Development of a Ti49Zr20Hf15Al10Nb6 high entropy shape memory alloy for biomedical applications

Abstract

Titanium (Ti)-rich high entropy shape memory alloys (HESMAs) exhibit excellent mechanical properties and the biocompatibility of Ti alloys. Researches on the biomedical applications of the HESMAs are urgently needed to identify metallic biomaterials superior to the traditional Ni–Ti and Ti–6Al–4V (Ti64) alloys. In this study, a Ti-rich HESMA, designated as Ti₄₉Zr₂₀Hf₁₅Al₁₀Nb₆ (in atomic percent, at. %), was synthesized using an arc melting and suction casting method. The investigation focused on its mechanical properties, superelasticity, wear resistance, corrosion resistance, and biocompatibility. The Ti-rich HESMA demonstrated superior attributes in terms of strength, elastic modulus, wear and corrosion resistance, and biocompatibility when compared to Ni–Ti and Ti64 alloys. Despite its elemental complexity, the as-cast Ti-rich HESMA achieved a homogeneous composition and maintained a sole β phase consisting of equiaxed grains with an average size of 52 μm, leading to a low elastic modulus of 83.9 GPa.

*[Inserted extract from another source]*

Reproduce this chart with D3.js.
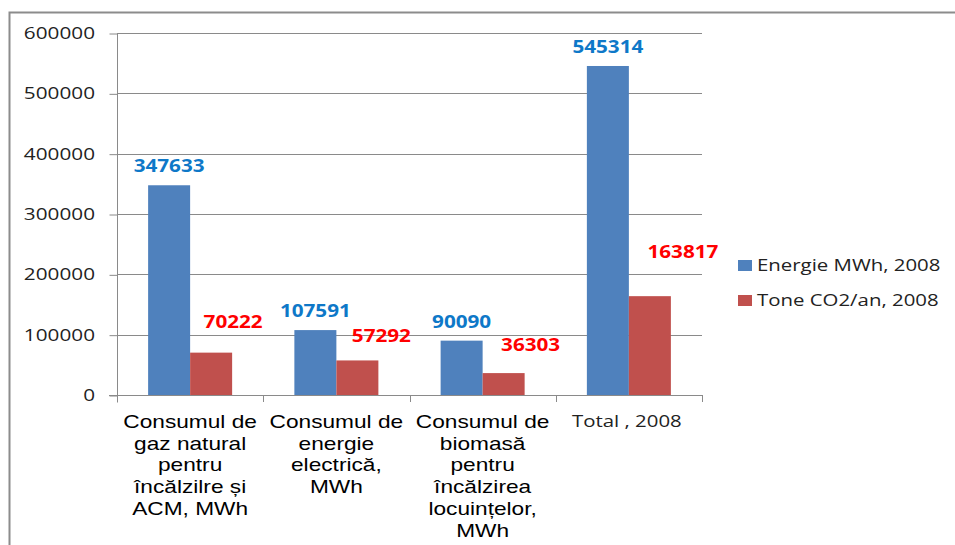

Notably, the Ti-rich HESMA exhibits superelasticity at room temperature, with a maximum recoverable strain of approximately 3.8 %. Moreover, it demonstrates superior wear resistance compared to Ni–Ti and Ti64. Additionally, the Ti-rich HESMA shows high corrosion resistance in Hanks’ solution and favorable cytocompatibility relative to Ni–Ti and Ti64. Overall, the Ti-rich HESMA represents a promising avenue for the development of innovative metallic biomaterials.